Na novela de Balzac, o regresso do então morto Chabert é desastroso. O coronel pena para convencer alguém de que, de fato, é o oficial ferido em Eylau, e para muitos é tratado como mentiroso ou lunático. A sua esposa não responde as suas cartas, não há dinheiro para se pensar numa nova vida. Chabert, ainda assim, cogita ingressar numa longa batalha judicial para reaver seus bens, mas desiste em meio ao sentimento de incompreensão. Ao se deparar com a ex-mulher pela primeira vez, Chabert não evita o questionamento: “erram os mortos ao voltar?”.

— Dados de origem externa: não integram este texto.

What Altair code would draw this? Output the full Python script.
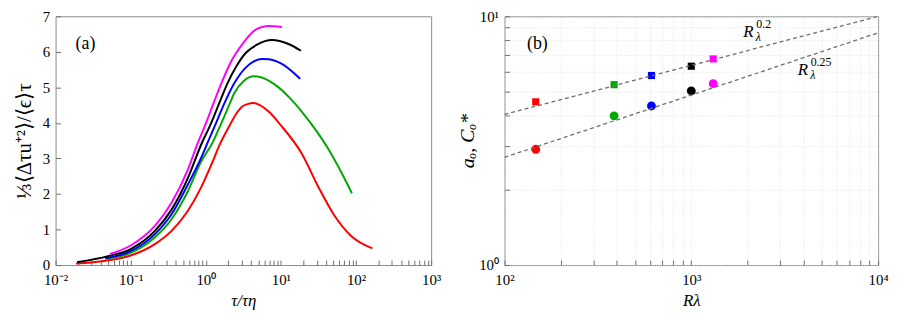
import altair as alt
import pandas as pd

FONT = "Liberation Serif"
TICK = "#6f6f6f"
TSZ = 5

# ---------------- panel (a) data ----------------
run_names = ["red", "green", "blue", "black", "magenta"]
run_colors = ["#ff0000", "#00a800", "#0000ff", "#000000", "#ff00ff"]

red_tau = [0.0187, 0.046, 0.1, 0.21, 0.35, 0.575, 0.86, 1.17, 1.58, 2.14, 2.62, 3.0, 3.6, 4.3, 6.86, 10.0, 18.9, 31.3, 52, 86, 165]
red_val = [0.04, 0.12, 0.27, 0.59, 0.96, 1.52, 2.17, 2.8, 3.45, 3.98, 4.3, 4.45, 4.53, 4.56, 4.32, 3.93, 3.14, 2.21, 1.38, 0.82, 0.47]

green_tau = [0.046, 0.1, 0.21, 0.35, 0.575, 0.86, 1.22, 1.6, 2.08, 2.37, 3.2, 4.36, 6.86, 9.3, 12.6, 18.9, 29.8, 42.4, 63.6, 88]
green_val = [0.18, 0.34, 0.78, 1.29, 2.07, 2.9, 3.43, 3.98, 4.54, 4.82, 5.18, 5.31, 5.19, 5.0, 4.74, 4.32, 3.77, 3.28, 2.61, 2.02]

blue_tau = [0.046, 0.1, 0.21, 0.35, 0.575, 0.86, 1.05, 1.36, 1.76, 2.37, 3.37, 4.36, 5.6, 6.86, 10.3, 18]
blue_val = [0.19, 0.39, 0.87, 1.43, 2.26, 3.0, 3.43, 3.98, 4.54, 5.1, 5.55, 5.73, 5.8, 5.79, 5.66, 5.24]

black_tau = [0.0193, 0.05, 0.1, 0.21, 0.35, 0.575, 0.88, 1.17, 1.5, 1.93, 2.6, 3.37, 4.8, 7.6, 12.6, 18.5]
black_val = [0.08, 0.25, 0.45, 0.96, 1.56, 2.44, 3.42, 3.98, 4.54, 5.1, 5.62, 5.96, 6.2, 6.33, 6.22, 6.03]

magenta_tau = [0.053, 0.1, 0.21, 0.35, 0.575, 0.78, 1.0, 1.26, 1.6, 2.2, 3.05, 4.57, 6.86, 10.3]
magenta_val = [0.31, 0.55, 1.1, 1.75, 2.68, 3.43, 3.98, 4.54, 5.1, 5.75, 6.21, 6.62, 6.73, 6.70]

a_xdomain = [0.01, 1000]
a_ydomain = [0, 7]
a_xticks = [0.01, 0.1, 1, 10, 100, 1000]
a_xlabels = ["10⁻²", "10⁻¹", "10⁰", "10¹", "10²", "10³"]
a_xminor = [m * d for d in [0.01, 0.1, 1, 10, 100] for m in range(2, 10)]
a_yticks = [0, 1, 2, 3, 4, 5, 6, 7]

# ---------------- panel (b) data ----------------
re_lambda = [147, 386, 612, 1000, 1310]
a_o = [4.53, 5.31, 5.78, 6.30, 6.74]
c_o = [2.92, 3.98, 4.36, 5.01, 5.36]

fit_names = ["p02", "p02", "p025", "p025"]
fit_x = [100, 10000, 100, 10000]
fit_y = [4.03, 10.0, 2.71, 8.58]

lbl_x = [1900, 3715]
lbl_y = [8.25, 5.82]
lbl_sup = ["0.2", "0.25"]

b_xdomain = [100, 10000]
b_ydomain = [1, 10]
b_xticks = [100, 1000, 10000]
b_xlabels = ["10²", "10³", "10⁴"]
b_xminor = [m * d for d in [100, 1000] for m in range(2, 10)]
b_yticks = [1, 10]
b_ylabels = ["10⁰", "10¹"]
b_yminor = [2, 3, 4, 5, 6, 7, 8, 9]

panel_tags = ["(a)", "(b)"]
tag_x = [0.025, 150]
tag_y = [6.21, 7.73]


def label_expr(vals, labels):
    expr = "''"
    for v, l in reversed(list(zip(vals, labels))):
        expr = f"abs(datum.value-{v})<{v}*1e-6 ? '{l}' : ({expr})"
    return expr


# inward ticks: the axis line is pulled into the plot by the tick length,
# so the ticks end on the frame and the labels stay where they belong
tick_kw = dict(ticks=True, tickSize=TSZ, offset=-TSZ, tickColor=TICK, tickWidth=1, domain=False)

# ---------------- build panel (a) ----------------
frames = []
for name, t, v in [("red", red_tau, red_val), ("green", green_tau, green_val),
                   ("blue", blue_tau, blue_val), ("black", black_tau, black_val),
                   ("magenta", magenta_tau, magenta_val)]:
    frames.append(pd.DataFrame({"tau": t, "val": v, "run": name}))
df_a = pd.concat(frames, ignore_index=True)

xs_a = alt.Scale(type="log", domain=a_xdomain, nice=False)
ys_a = alt.Scale(domain=a_ydomain, nice=False, zero=False)

lines_a = alt.Chart(df_a).mark_line(strokeWidth=2, interpolate="monotone").encode(
    x=alt.X("tau:Q", scale=xs_a,
            axis=alt.Axis(orient="bottom", values=a_xticks + a_xminor,
                          labelExpr=label_expr(a_xticks, a_xlabels),
                          grid=False, labelFlush=False, labelOverlap=False,
                          labelPadding=8, title="τ/τη", titleFontStyle="italic", titlePadding=5,
                          **tick_kw)),
    y=alt.Y("val:Q", scale=ys_a,
            axis=alt.Axis(orient="left", values=a_yticks, grid=False,
                          labelOverlap=False, labelPadding=6, title="⅓⟨Δτu⁺²⟩/⟨ϵ⟩τ",
                          titleFontSize=21, titlePadding=8, **tick_kw)),
    color=alt.Color("run:N", scale=alt.Scale(domain=run_names, range=run_colors), legend=None),
    detail="run:N",
)

df_tag_a = pd.DataFrame({"x": [tag_x[0]], "y": [tag_y[0]], "t": [panel_tags[0]]})
tag_a = alt.Chart(df_tag_a).mark_text(font=FONT, fontSize=18, color="black").encode(
    x=alt.X("x:Q", scale=xs_a, axis=None), y=alt.Y("y:Q", scale=ys_a, axis=None), text="t:N")

panel_a = alt.layer(lines_a, tag_a).resolve_axis(
    x="independent", y="independent").properties(width=379, height=251)

# ---------------- build panel (b) ----------------
df_b = pd.DataFrame({"re": re_lambda, "a": a_o, "c": c_o, "run": run_names})
df_fit = pd.DataFrame({"re": fit_x, "v": fit_y, "g": fit_names})
df_lbl = pd.DataFrame({"re": lbl_x, "v": lbl_y, "sup": lbl_sup})
df_tag_b = pd.DataFrame({"x": [tag_x[1]], "y": [tag_y[1]], "t": [panel_tags[1]]})

xs_b = alt.Scale(type="log", domain=b_xdomain, nice=False)
ys_b = alt.Scale(type="log", domain=b_ydomain, nice=False)
col_b = alt.Color("run:N", scale=alt.Scale(domain=run_names, range=run_colors), legend=None)

grid_kw = dict(grid=True, gridColor="#dedede", gridDash=[1, 1.5], gridWidth=0.8)

squares = alt.Chart(df_b).mark_square(size=52, opacity=1).encode(
    x=alt.X("re:Q", scale=xs_b,
            axis=alt.Axis(orient="bottom", values=b_xticks + b_xminor,
                          labelExpr=label_expr(b_xticks, b_xlabels),
                          labelFlush=False, labelOverlap=False, labelPadding=8,
                          title="Rλ", titleFontStyle="italic", titlePadding=5,
                          **grid_kw, **tick_kw)),
    y=alt.Y("a:Q", scale=ys_b,
            axis=alt.Axis(orient="left", values=b_yticks + b_yminor,
                          labelExpr=label_expr(b_yticks, b_ylabels),
                          labelOverlap=False, labelPadding=6, title="aₒ,  Cₒ*",
                          titleFontStyle="italic", titleFontSize=20, titlePadding=1,
                          **grid_kw, **tick_kw)),
    color=col_b,
)
circles = alt.Chart(df_b).mark_circle(size=80, opacity=1).encode(
    x=alt.X("re:Q", scale=xs_b, axis=None),
    y=alt.Y("c:Q", scale=ys_b, axis=None),
    color=col_b,
)
fits = alt.Chart(df_fit).mark_line(strokeDash=[4, 3], color="#6e6e6e", strokeWidth=1.3, clip=True).encode(
    x=alt.X("re:Q", scale=xs_b, axis=None),
    y=alt.Y("v:Q", scale=ys_b, axis=None),
    detail="g:N",
)
lbl_R = alt.Chart(df_lbl).mark_text(font=FONT, fontSize=17, fontStyle="italic", align="left",
                                    baseline="alphabetic", color="black").encode(
    x=alt.X("re:Q", scale=xs_b, axis=None), y=alt.Y("v:Q", scale=ys_b, axis=None),
    text=alt.value("R"))
lbl_sup_t = alt.Chart(df_lbl).mark_text(font=FONT, fontSize=12, align="left", baseline="alphabetic",
                                        dx=13, dy=-9, color="black").encode(
    x=alt.X("re:Q", scale=xs_b, axis=None), y=alt.Y("v:Q", scale=ys_b, axis=None),
    text="sup:N")
lbl_sub_t = alt.Chart(df_lbl).mark_text(font=FONT, fontSize=12, fontStyle="italic", align="left",
                                        baseline="alphabetic", dx=12.5, dy=4, color="black").encode(
    x=alt.X("re:Q", scale=xs_b, axis=None), y=alt.Y("v:Q", scale=ys_b, axis=None),
    text=alt.value("λ"))
tag_b = alt.Chart(df_tag_b).mark_text(font=FONT, fontSize=18, color="black").encode(
    x=alt.X("x:Q", scale=xs_b, axis=None), y=alt.Y("y:Q", scale=ys_b, axis=None), text="t:N")

panel_b = alt.layer(
    squares, circles, fits, lbl_R, lbl_sup_t, lbl_sub_t, tag_b
).resolve_axis(x="independent", y="independent").properties(width=377, height=251)

chart = alt.hconcat(panel_a, panel_b, spacing=15).properties(
    padding={"left": 5, "top": -1, "right": 0, "bottom": 0}
).configure_view(stroke="#8a8a8a", strokeWidth=1).configure_axis(
    labelFont=FONT, titleFont=FONT, labelFontSize=15, titleFontSize=17,
    labelColor="black", titleColor="black", titleFontWeight="normal"
)

chart.save("out.html", embed_options={"renderer": "svg", "actions": False})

A hipótese também aparece na literatura contemporânea. Em Os enamoramentos, publicado em 2011 pelo espanhol Javier Marías, o personagem Díaz-Varela lê a novela de Balzac para se aproximar de Luisa, que ainda chora a morte de Miguel, o marido. Após a leitura, Díaz-Varela conclui: “o pior que pode acontecer com alguém, pior que a própria morte; o pior também que alguém pode fazer aos outros é voltar de onde não se volta, ressuscitar na hora errada, quando já não é esperado, quando é tarde e não convém, quando os vivos dão alguém por terminado e prosseguiram ou reataram suas vidas sem contar mais com ele”.
Ao menos na ficção, o melhor destino para Chabert seria a fossa no campo de batalha de Eylau e sua eternidade de morte, e não o retorno a um lugar que não lhe pertencia mais.